### Task brief
Would you pull out every line of the material that contains the string "matplotlib"?

* BEGIN Records to process *

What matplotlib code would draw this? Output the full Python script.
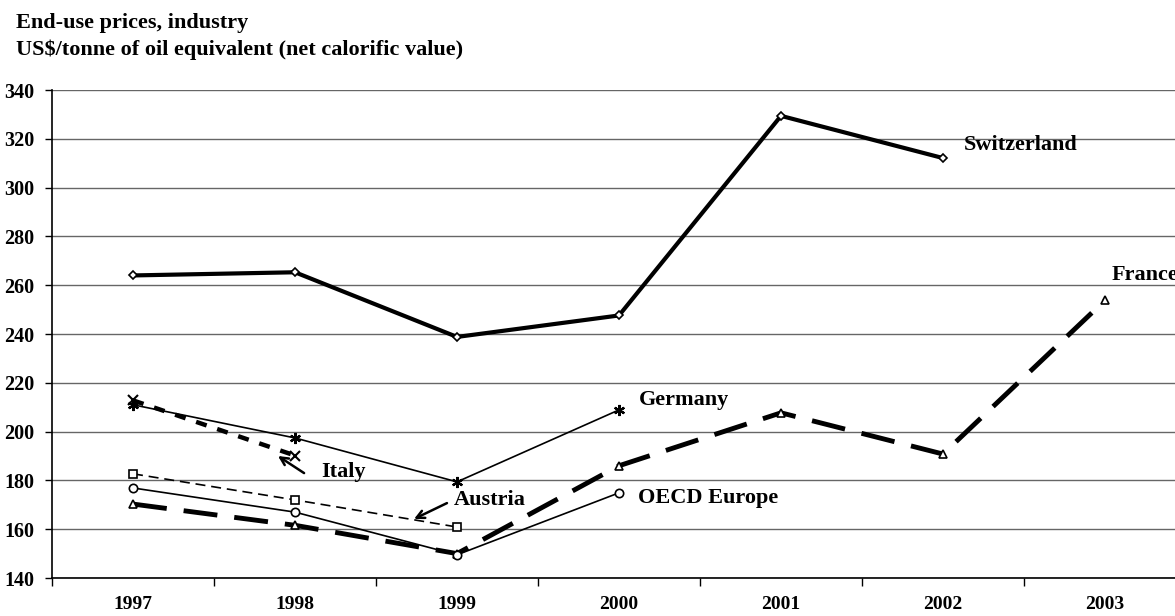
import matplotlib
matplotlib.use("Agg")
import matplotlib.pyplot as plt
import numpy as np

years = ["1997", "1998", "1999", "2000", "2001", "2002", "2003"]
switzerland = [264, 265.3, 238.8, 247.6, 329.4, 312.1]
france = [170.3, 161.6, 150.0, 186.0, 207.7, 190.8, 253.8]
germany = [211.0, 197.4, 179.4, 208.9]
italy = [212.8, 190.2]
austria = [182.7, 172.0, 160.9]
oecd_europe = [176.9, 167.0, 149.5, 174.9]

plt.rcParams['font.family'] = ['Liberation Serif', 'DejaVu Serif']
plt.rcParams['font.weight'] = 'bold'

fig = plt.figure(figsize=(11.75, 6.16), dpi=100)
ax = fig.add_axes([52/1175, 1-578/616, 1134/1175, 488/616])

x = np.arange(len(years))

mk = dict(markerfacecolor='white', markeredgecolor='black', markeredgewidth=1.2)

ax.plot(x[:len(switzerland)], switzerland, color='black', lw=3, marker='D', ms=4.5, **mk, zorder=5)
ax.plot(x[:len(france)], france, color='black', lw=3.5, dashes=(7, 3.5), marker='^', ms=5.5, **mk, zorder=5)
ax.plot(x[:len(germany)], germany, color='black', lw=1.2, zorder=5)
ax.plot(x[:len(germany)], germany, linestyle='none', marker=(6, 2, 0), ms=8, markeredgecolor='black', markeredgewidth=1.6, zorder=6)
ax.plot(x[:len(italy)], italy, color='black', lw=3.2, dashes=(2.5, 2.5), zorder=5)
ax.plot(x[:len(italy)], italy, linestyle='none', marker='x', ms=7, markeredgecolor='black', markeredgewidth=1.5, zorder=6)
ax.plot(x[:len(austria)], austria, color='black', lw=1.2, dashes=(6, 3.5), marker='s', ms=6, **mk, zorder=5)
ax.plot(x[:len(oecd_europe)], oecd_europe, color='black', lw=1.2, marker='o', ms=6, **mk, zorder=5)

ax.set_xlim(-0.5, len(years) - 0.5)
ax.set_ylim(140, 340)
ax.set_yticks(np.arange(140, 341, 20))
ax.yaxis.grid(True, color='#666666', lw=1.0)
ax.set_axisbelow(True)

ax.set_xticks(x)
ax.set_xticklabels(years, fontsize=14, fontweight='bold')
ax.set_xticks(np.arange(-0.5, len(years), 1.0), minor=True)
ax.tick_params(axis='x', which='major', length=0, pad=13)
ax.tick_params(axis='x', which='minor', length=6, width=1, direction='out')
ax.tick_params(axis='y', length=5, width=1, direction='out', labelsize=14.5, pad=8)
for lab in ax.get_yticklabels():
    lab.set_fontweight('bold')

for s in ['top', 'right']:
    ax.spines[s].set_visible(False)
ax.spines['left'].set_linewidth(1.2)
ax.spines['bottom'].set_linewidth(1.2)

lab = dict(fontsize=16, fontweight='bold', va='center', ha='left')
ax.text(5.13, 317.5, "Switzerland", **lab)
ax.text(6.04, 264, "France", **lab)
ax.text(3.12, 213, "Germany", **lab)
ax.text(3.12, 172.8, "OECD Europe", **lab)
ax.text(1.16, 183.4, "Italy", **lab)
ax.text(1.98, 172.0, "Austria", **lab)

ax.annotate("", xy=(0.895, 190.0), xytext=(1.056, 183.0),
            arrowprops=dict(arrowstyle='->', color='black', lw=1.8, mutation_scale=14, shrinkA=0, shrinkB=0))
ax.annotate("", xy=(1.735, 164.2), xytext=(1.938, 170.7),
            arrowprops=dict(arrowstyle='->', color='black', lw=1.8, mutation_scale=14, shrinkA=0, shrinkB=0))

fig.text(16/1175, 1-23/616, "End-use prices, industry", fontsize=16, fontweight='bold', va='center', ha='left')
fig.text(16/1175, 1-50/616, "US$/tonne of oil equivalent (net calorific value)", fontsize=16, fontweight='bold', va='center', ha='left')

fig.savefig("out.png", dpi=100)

* END Records to process *
* BEGIN Records to process *

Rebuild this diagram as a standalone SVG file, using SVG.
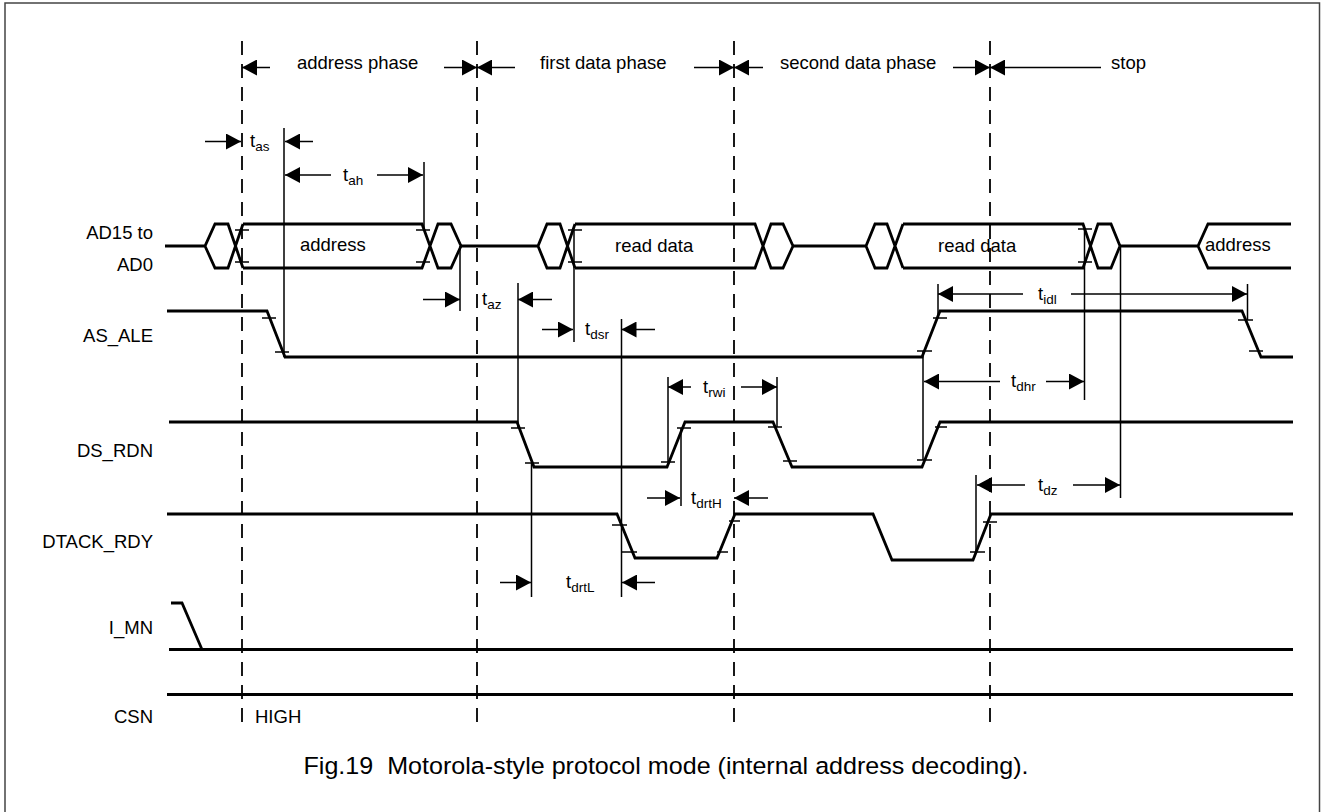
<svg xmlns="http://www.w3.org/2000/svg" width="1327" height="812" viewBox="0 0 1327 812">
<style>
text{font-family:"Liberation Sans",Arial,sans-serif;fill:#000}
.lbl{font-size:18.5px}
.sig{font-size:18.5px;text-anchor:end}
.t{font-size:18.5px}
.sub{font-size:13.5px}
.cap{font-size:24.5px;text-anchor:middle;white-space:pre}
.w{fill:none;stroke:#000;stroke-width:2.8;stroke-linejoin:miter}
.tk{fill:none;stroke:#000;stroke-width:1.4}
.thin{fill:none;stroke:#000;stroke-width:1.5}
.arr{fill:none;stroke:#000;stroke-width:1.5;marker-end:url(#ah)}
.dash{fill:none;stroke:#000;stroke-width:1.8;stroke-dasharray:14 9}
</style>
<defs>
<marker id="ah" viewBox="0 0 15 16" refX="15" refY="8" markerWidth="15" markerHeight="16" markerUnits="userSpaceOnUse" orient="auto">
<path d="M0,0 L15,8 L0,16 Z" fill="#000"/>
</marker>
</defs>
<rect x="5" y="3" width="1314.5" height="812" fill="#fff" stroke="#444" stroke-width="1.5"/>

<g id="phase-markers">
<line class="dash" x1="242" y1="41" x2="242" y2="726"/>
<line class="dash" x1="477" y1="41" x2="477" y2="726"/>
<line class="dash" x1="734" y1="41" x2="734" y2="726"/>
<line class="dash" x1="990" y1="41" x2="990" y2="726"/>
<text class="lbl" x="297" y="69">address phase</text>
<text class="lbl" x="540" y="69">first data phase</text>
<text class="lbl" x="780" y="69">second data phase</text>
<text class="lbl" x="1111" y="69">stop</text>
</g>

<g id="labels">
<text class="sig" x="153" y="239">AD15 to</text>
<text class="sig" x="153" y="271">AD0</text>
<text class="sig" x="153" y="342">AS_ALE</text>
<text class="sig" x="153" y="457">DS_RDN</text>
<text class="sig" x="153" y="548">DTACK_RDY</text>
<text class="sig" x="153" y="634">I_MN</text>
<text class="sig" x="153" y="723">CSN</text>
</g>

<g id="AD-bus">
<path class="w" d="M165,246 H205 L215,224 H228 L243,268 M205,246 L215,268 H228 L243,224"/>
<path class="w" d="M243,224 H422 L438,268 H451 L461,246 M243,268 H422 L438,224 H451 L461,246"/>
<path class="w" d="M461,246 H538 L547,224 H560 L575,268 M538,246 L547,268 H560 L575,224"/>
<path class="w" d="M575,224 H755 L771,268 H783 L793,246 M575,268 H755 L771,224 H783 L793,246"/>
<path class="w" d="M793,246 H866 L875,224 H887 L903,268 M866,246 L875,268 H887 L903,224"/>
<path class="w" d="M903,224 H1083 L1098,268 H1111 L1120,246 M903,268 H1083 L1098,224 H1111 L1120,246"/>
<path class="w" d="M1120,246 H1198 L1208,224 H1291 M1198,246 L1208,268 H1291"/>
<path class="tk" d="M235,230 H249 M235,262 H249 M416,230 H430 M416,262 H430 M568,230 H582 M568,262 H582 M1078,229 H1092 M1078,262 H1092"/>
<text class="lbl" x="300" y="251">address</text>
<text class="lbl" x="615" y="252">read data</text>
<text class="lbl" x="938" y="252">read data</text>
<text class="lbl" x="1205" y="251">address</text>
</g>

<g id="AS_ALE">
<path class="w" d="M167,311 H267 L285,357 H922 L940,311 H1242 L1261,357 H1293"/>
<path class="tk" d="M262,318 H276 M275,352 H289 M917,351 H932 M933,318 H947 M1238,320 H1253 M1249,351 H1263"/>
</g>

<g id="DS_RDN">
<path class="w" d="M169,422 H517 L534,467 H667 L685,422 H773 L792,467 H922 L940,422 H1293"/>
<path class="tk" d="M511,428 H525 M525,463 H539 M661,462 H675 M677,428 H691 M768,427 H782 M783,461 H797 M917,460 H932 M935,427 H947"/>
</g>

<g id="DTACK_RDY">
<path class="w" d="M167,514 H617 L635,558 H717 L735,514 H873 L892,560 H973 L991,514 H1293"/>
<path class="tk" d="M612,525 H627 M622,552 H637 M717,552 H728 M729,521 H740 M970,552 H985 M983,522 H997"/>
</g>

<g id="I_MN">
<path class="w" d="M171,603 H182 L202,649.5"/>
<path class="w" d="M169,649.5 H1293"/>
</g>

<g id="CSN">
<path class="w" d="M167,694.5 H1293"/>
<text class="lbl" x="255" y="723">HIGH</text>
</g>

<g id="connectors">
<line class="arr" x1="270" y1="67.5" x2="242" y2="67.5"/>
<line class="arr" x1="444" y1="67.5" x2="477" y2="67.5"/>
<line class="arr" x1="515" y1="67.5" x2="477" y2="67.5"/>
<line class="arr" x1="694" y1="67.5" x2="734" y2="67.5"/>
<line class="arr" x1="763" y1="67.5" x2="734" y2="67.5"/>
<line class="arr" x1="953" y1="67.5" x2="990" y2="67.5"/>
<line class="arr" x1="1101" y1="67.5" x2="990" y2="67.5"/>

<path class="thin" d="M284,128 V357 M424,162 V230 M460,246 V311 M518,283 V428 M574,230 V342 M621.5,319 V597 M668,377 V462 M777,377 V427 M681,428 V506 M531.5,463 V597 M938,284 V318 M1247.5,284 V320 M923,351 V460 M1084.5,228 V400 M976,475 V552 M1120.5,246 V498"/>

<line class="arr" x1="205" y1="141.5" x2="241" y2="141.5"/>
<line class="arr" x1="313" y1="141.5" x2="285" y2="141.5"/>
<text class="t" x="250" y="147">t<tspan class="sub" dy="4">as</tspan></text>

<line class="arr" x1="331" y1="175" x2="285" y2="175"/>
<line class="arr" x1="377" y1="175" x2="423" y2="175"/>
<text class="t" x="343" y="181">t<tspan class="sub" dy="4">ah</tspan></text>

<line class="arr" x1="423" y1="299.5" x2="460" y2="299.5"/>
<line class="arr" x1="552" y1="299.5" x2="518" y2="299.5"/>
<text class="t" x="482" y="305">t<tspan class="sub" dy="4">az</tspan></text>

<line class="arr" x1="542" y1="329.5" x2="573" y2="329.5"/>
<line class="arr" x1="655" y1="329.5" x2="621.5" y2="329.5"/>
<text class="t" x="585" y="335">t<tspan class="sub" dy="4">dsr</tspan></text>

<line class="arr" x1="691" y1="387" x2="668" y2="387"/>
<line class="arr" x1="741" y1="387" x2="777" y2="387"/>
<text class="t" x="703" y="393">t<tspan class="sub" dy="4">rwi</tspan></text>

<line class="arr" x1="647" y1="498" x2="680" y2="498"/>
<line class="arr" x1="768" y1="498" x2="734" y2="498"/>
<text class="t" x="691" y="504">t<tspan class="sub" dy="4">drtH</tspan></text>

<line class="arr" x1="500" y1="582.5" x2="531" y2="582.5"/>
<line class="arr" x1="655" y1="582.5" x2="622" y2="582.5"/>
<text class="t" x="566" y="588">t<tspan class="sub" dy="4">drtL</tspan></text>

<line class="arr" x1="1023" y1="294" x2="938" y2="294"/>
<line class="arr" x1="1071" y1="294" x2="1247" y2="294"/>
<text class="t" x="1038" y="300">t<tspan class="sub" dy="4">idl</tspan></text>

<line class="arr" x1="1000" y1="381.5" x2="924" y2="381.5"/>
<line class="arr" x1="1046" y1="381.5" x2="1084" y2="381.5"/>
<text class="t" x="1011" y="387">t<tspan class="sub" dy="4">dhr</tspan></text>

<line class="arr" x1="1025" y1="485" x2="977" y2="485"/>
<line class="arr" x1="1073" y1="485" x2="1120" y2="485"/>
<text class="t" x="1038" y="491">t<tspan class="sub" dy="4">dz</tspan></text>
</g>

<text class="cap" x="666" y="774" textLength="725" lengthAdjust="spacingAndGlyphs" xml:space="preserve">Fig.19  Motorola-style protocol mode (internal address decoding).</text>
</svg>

* END Records to process *

### Output
What matplotlib code would draw this? Output the full Python script.
import matplotlib
matplotlib.use("Agg")
import matplotlib.pyplot as plt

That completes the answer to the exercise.